Regina Ip is first pick of second-string choices
Regina Ip Lau Suk-yee is the most popular alternative choice from the pro-establishment camp to join the chief executive race, according to the latest South China Morning Post-University of Hong Kong poll.
The poll - conducted on Monday and Tuesday - came as the New People's Party chairwoman jumped back into a race she had ruled herself out of last year.
She said yesterday that she had made progress clinching the 150 nominations needed to run, but declined to say how many nominations she had.
Ip pulled out of the race in December after members of the 1,200-strong committee that will pick the new chief executive on March 25 were elected.

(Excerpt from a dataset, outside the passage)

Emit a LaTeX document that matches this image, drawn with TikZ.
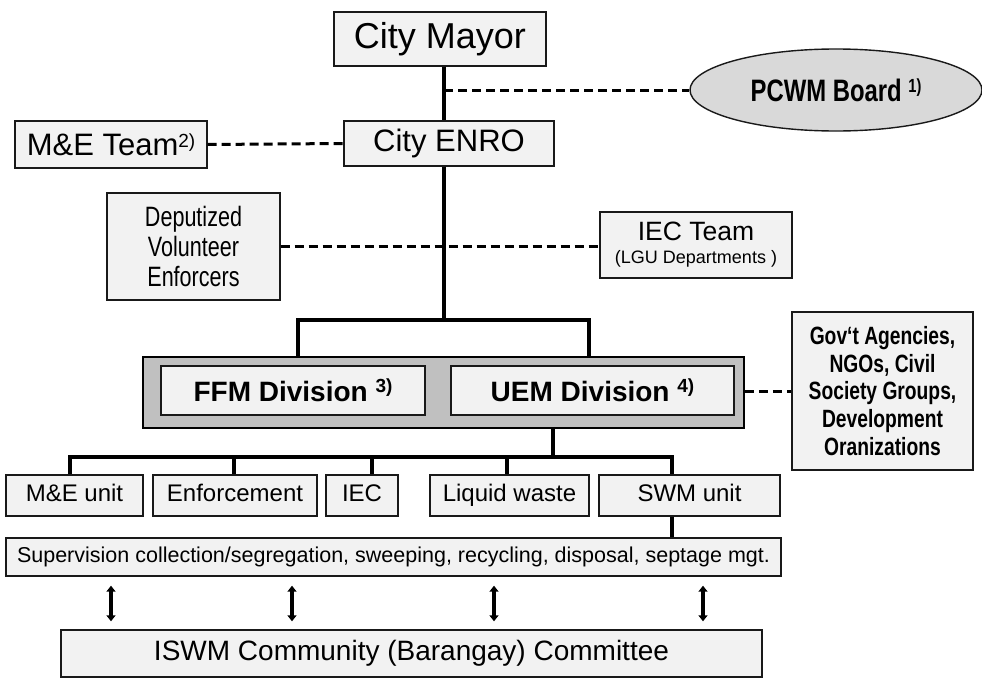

She said at the time that she would have as few as 20 to 25 certain votes.
Ip changed her mind about not running on Monday, saying the contest between former chief secretary Henry Tang Ying-yen and former Executive Committee convenor Leung Chun-ying had become a 'shameful farce'.
Tang has dominated the headlines because of an illegal basement found under his family's house in Kowloon Tong, while Leung has been accused of failing to declare business ties with a 2001 design competition contestant while he served on the panel of judges.
But a source close to Beijing said the central government still wanted Tang and Leung to compete for the top job despite the recent scandal.
'Who wins in the election will be decided by the Election Committee members,' the source said. 'Tang's submission of his nomination form on Monday signalled that [Legco president] Tsang [Yok-sing] and other candidates should not enter the race.'
In the latest poll, respondents were asked to name their top three choices 'if there is more than one candidate from the pro-establishment camp running in the chief executive race'.
Of the 506 people interviewed, 39.2 per cent said Ip would be their favourite - while 32 per cent chose Rita Fan Hsu Lai-tai, a member of the National People's Congress Standing Committee, who declined to join the race late last year.
Tsang Yok-sing, the former chairman of the Democratic Alliance for Betterment of Hong Kong, who said last week that he was considering standing for election, came last with 18.7 per cent. He said on Tuesday that the process of securing enough nominations was slow.
The poll's margin of error is plus or minus 4.4 percentage points.
Tam Yiu-chung, chairman of the Democratic Alliance for the Betterment and Progress of Hong Kong, said yesterday that the party would support Tsang if he ran, but that he would have to look beyond the faction for nominations.
'I believe about 50 [of the DAB's 147 election committee members] have given their nominations [to either Tang or Leung]. We still have around 100 votes left,' Tam said.
'We decided on February 13 to give most members a free choice in nominating their preferred candidate. But [Legco] president Tsang waited until days later to announce [his intention to run],' Tam said.
The latest poll results contrasted with a previous survey late last week in which Fan was the front runner, with 24.1 per cent support, followed by Ip at 21.1 per cent and Tsang last at 5.9 per cent.
But candidates listed in that prior survey included former Monetary Authority chief Joseph Yam Chi-kwong and Development Secretary Carrie Lam Cheng Yuet-ngor, who received 16.5 per cent and 10.9 per cent support respectively.